Tatsächlich aber hat der jetzige Bundesvorstand die Partei danach deutlich geräuschloser geführt als zuvor Meuthen – was aber vor allem daran liegt, dass die extrem rechte Strömung im Vorstand und Partei mittlerweile Mainstream ist. Am Freitag blieb der Stress jedenfalls vorerst aus: Ein Antrag zur Befassung mit Spendenskandalen im Zusammenhang mit den Parteifinanzen scheiterte ebenso wie ein Antrag aus Thüringen, die Presse für den Haushaltsteil auszuschließen.

Streit am Samstag

Mit Blick auf die am Folgetag stattfindende Aufstellung für die Europawahl warb Chrupalla dafür, die bisherige Europadelegation auszutauschen, die 2019 noch unter dem ausgetretenen Ex-Parteichef Jörg Meuthen einzog.

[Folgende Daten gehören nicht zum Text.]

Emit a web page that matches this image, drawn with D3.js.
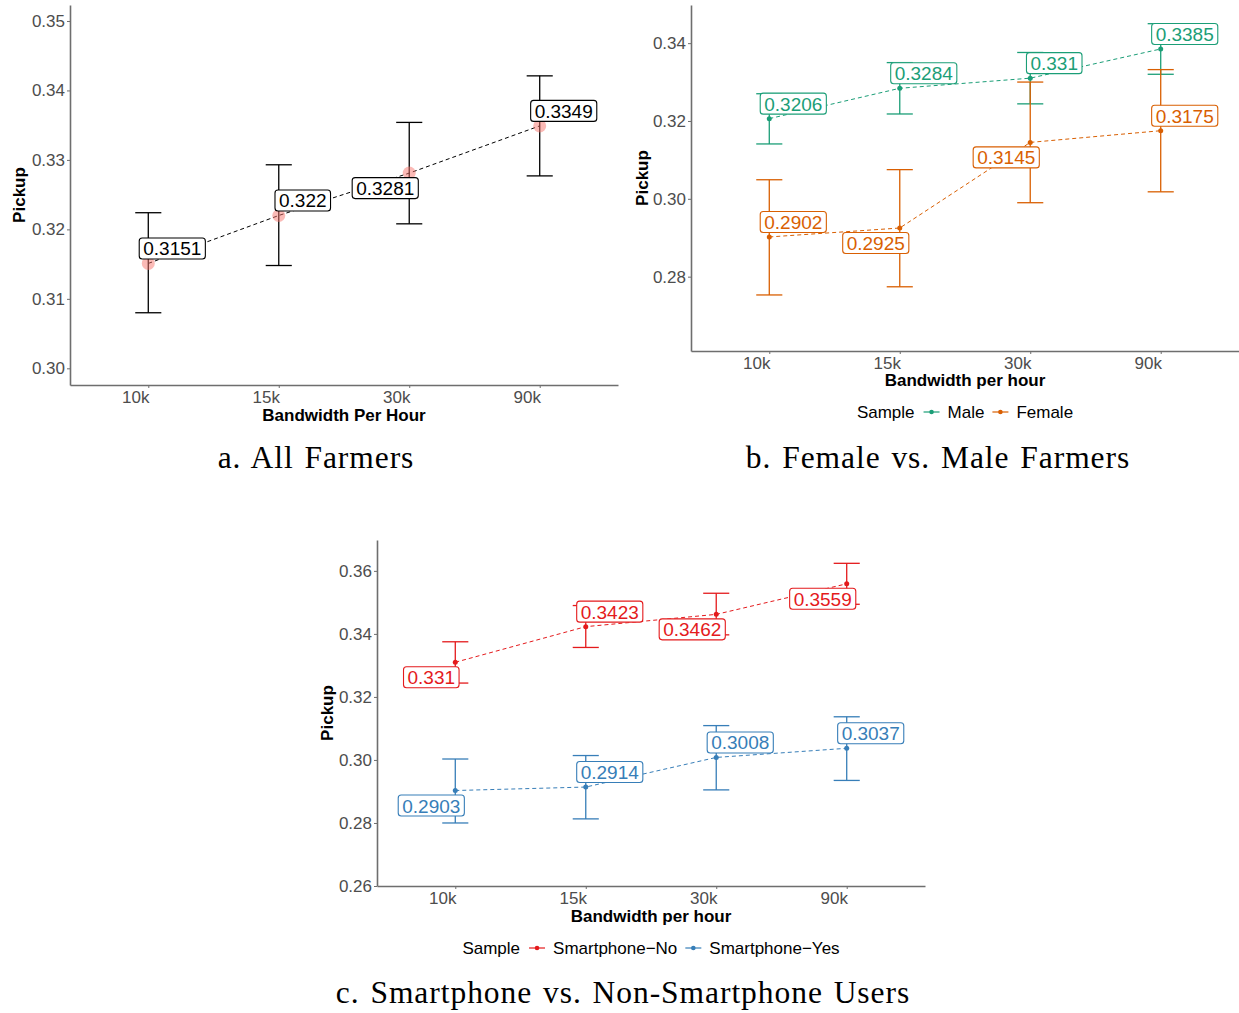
<!DOCTYPE html>
<html><head><meta charset="utf-8">
<script src="https://cdn.jsdelivr.net/npm/d3@7"></script>
<style>
body{margin:0;background:#fff}
text{font-family:"Liberation Sans",Arial,Helvetica,sans-serif}
</style>
</head><body>
<svg id="chart" width="1239" height="1013"></svg>
<script>
// ---------- data ----------
const categories = ["10k", "15k", "30k", "90k"];

// Panel a: all farmers
const allMean = [0.3151, 0.3220, 0.3281, 0.3349];
const allLow  = [0.3080, 0.3148, 0.3208, 0.3277];
const allHigh = [0.3224, 0.3293, 0.3354, 0.3421];
const allSide = [1, 1, -1, 1];
const yTicksA = [0.30, 0.31, 0.32, 0.33, 0.34, 0.35];

// Panel b: male vs female
const maleMean = [0.3206, 0.3284, 0.3310, 0.3385];
const maleLow  = [0.3141, 0.3218, 0.3244, 0.3320];
const maleHigh = [0.3270, 0.3350, 0.3376, 0.3450];
const maleSide = [1, 1, 1, 1];
const femaleMean = [0.2902, 0.2925, 0.3145, 0.3175];
const femaleLow  = [0.2753, 0.2774, 0.2990, 0.3018];
const femaleHigh = [0.3049, 0.3075, 0.3300, 0.3332];
const femaleSide = [1, -1, -1, 1];
const yTicksB = [0.28, 0.30, 0.32, 0.34];

// Panel c: smartphone users
const noMean = [0.3310, 0.3423, 0.3462, 0.3559];
const noLow  = [0.3244, 0.3357, 0.3397, 0.3494];
const noHigh = [0.3375, 0.3490, 0.3529, 0.3624];
const noSide = [-1, 1, -1, -1];
const yesMean = [0.2903, 0.2914, 0.3008, 0.3037];
const yesLow  = [0.2800, 0.2813, 0.2905, 0.2935];
const yesHigh = [0.3003, 0.3014, 0.3109, 0.3137];
const yesSide = [-1, 1, 1, 1];
const yTicksC = [0.26, 0.28, 0.30, 0.32, 0.34, 0.36];

const captions = ["a.  All Farmers", "b.  Female vs. Male Farmers", "c.  Smartphone vs. Non-Smartphone Users"];

// ---------- drawing ----------
const svg = d3.select("#chart");
const AXIS = "#6e6e6e", TICKTXT = "#4d4d4d";

function drawPanel(cfg) {
  const g = svg.append("g");
  const x = d3.scalePoint().domain(categories).range([cfg.left, cfg.right]).padding(0.6);
  const y = d3.scaleLinear().domain(cfg.yDomain).range([cfg.bottom, cfg.top]);
  const step = x.step();

  // axes
  const ya = g.append("g").attr("transform", `translate(${cfg.left},0)`)
    .call(d3.axisLeft(y).tickValues(cfg.yTicks).tickFormat(d3.format(".2f")).tickSize(3).tickSizeOuter(0).tickPadding(2));
  const xa = g.append("g").attr("transform", `translate(0,${cfg.bottom})`)
    .call(d3.axisBottom(x).tickSize(3).tickSizeOuter(0).tickPadding(2));
  [ya, xa].forEach(a => {
    a.select(".domain").attr("stroke", AXIS).attr("stroke-width", 1.6);
    a.selectAll(".tick line").attr("stroke", AXIS).attr("stroke-width", 1);
    a.selectAll(".tick text").attr("fill", TICKTXT).style("font-size", "17px")
      .style("font-family", '"Liberation Sans",Arial,sans-serif');
  });
  xa.selectAll(".tick text").attr("x", -13).attr("dy", "0.75em");

  // axis titles
  g.append("text").attr("x", (cfg.left + cfg.right) / 2).attr("y", cfg.bottom + cfg.xTitleDy)
    .attr("text-anchor", "middle").style("font-size", "17px").style("font-weight", "bold")
    .text(cfg.xTitle);
  g.append("text").attr("transform", `translate(${cfg.yTitleX},${(cfg.top + cfg.bottom) / 2}) rotate(-90)`)
    .attr("text-anchor", "middle").style("font-size", "17px").style("font-weight", "bold")
    .text("Pickup");

  // series
  const labelLayer = [];
  cfg.series.forEach(s => {
    const pts = categories.map((c, i) => ({c, m: s.mean[i], lo: s.low[i], hi: s.high[i], side: s.side[i]}));
    const eg = g.append("g").attr("stroke", s.color).attr("stroke-width", s.ebWidth).attr("fill", "none");
    pts.forEach(p => {
      const cx = x(p.c), hw = step * 0.1;
      eg.append("line").attr("x1", cx).attr("x2", cx).attr("y1", y(p.lo)).attr("y2", y(p.hi));
      eg.append("line").attr("x1", cx - hw).attr("x2", cx + hw).attr("y1", y(p.lo)).attr("y2", y(p.lo));
      eg.append("line").attr("x1", cx - hw).attr("x2", cx + hw).attr("y1", y(p.hi)).attr("y2", y(p.hi));
    });
    g.append("path").datum(pts)
      .attr("d", d3.line().x(p => x(p.c)).y(p => y(p.m)))
      .attr("fill", "none").attr("stroke", s.color).attr("stroke-width", 1)
      .attr("stroke-dasharray", "4,3");
    g.selectAll(null).data(pts).enter().append("circle")
      .attr("cx", p => x(p.c)).attr("cy", p => y(p.m))
      .attr("r", s.pointR).attr("fill", s.pointColor).attr("fill-opacity", s.pointOpacity);
    pts.forEach(p => labelLayer.push({p, s}));
  });

  // labels
  labelLayer.forEach(({p, s}) => {
    const cx = x(p.c) + p.side * 24, cy = y(p.m) - p.side * 15;
    const lg = g.append("g");
    const rect = lg.append("rect");
    const t = lg.append("text").attr("x", cx).attr("y", cy + 7).attr("text-anchor", "middle")
      .style("font-size", "19px").attr("fill", s.textColor).text(String(+p.m.toFixed(4)));
    const tw = t.node().getComputedTextLength();
    rect.attr("x", cx - tw / 2 - 4).attr("y", cy - 10.5).attr("width", tw + 8).attr("height", 21)
      .attr("rx", 3).attr("fill", "#fff").attr("stroke", s.textColor).attr("stroke-width", 1.1);
  });

  // legend
  if (cfg.legend) {
    const lgd = g.append("g");
    const ly = cfg.legendY;
    let cur = 0;
    const title = lgd.append("text").attr("x", cur).attr("y", ly + 6).style("font-size", "17px").text("Sample");
    cur += title.node().getComputedTextLength() + 9;
    cfg.series.forEach(s => {
      lgd.append("line").attr("x1", cur).attr("x2", cur + 16).attr("y1", ly).attr("y2", ly)
        .attr("stroke", s.color).attr("stroke-width", 1.2);
      lgd.append("circle").attr("cx", cur + 8).attr("cy", ly).attr("r", 2.3).attr("fill", s.color);
      cur += 24;
      const tt = lgd.append("text").attr("x", cur).attr("y", ly + 6).style("font-size", "17px").text(s.name);
      cur += tt.node().getComputedTextLength() + 8;
    });
    const total = cur - 8;
    lgd.attr("transform", `translate(${(cfg.left + cfg.right) / 2 - total / 2},0)`);
  }
}

drawPanel({
  left: 70, right: 618, top: 5, bottom: 385, yDomain: [0.2976, 0.3523], yTicks: yTicksA,
  xTitle: "Bandwidth Per Hour", xTitleDy: 36, yTitleX: 25,
  series: [{name: "All", mean: allMean, low: allLow, high: allHigh, side: allSide,
    color: "#000", ebWidth: 1.3, pointR: 6.5, pointColor: "#F8766D", pointOpacity: 0.5, textColor: "#000"}]
});

drawPanel({
  left: 691, right: 1239, top: 5, bottom: 351, yDomain: [0.2609, 0.3498], yTicks: yTicksB,
  xTitle: "Bandwidth per hour", xTitleDy: 35, yTitleX: 648,
  legend: true, legendY: 412,
  series: [
    {name: "Male", mean: maleMean, low: maleLow, high: maleHigh, side: maleSide,
     color: "#1B9E77", ebWidth: 1.3, pointR: 2.5, pointColor: "#1B9E77", pointOpacity: 1, textColor: "#1B9E77"},
    {name: "Female", mean: femaleMean, low: femaleLow, high: femaleHigh, side: femaleSide,
     color: "#D95F02", ebWidth: 1.3, pointR: 2.5, pointColor: "#D95F02", pointOpacity: 1, textColor: "#D95F02"}
  ]
});

drawPanel({
  left: 377, right: 925, top: 540, bottom: 886, yDomain: [0.26, 0.3698], yTicks: yTicksC,
  xTitle: "Bandwidth per hour", xTitleDy: 36, yTitleX: 333,
  legend: true, legendY: 948,
  series: [
    {name: "Smartphone\u2212No", mean: noMean, low: noLow, high: noHigh, side: noSide,
     color: "#E41A1C", ebWidth: 1.3, pointR: 2.5, pointColor: "#E41A1C", pointOpacity: 1, textColor: "#E41A1C"},
    {name: "Smartphone\u2212Yes", mean: yesMean, low: yesLow, high: yesHigh, side: yesSide,
     color: "#377EB8", ebWidth: 1.3, pointR: 2.5, pointColor: "#377EB8", pointOpacity: 1, textColor: "#377EB8"}
  ]
});

// captions
const capPos = [[316, 468], [938, 468], [623, 1003]];
captions.forEach((c, i) => {
  svg.append("text").attr("x", capPos[i][0]).attr("y", capPos[i][1]).attr("text-anchor", "middle")
    .style("font-family", '"Liberation Serif","Times New Roman",serif').style("font-size", "31.5px")
    .style("letter-spacing", "0.95px").style("word-spacing", "2px").text(c);
});
</script>
</body></html>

Die Fraktion sei zu lange dem Meuthen-Kurs verhaftetet gewesen – Chrupalla forderte einen „Generationenwechsel“.

Zur Erinnerung: Der Meuthen-Kurs mündetet gegen Ende darin, sich von Rechtsextremen abzugrenzen und die AfD zu verharmlosen – aus Angst vor der mittlerweile erfolgten Einstufung als rechtsextremer Verdachtsfall für den Verfassungsschutz. Diese Zeiten sind vorbei: Für die Europaliste will der offen rechtsradikale Maximilian Krah antreten, der seit einem Jahr im Bundesvorstand sitzt. Krah wiederum ist in der ID-Fraktion im Europaparlament derzeit wegen Betrugsvorwürfen suspendiert und eine solche Reizfigur, dass es spätestens am Samstag auch zu offenem Streit kommen dürfte.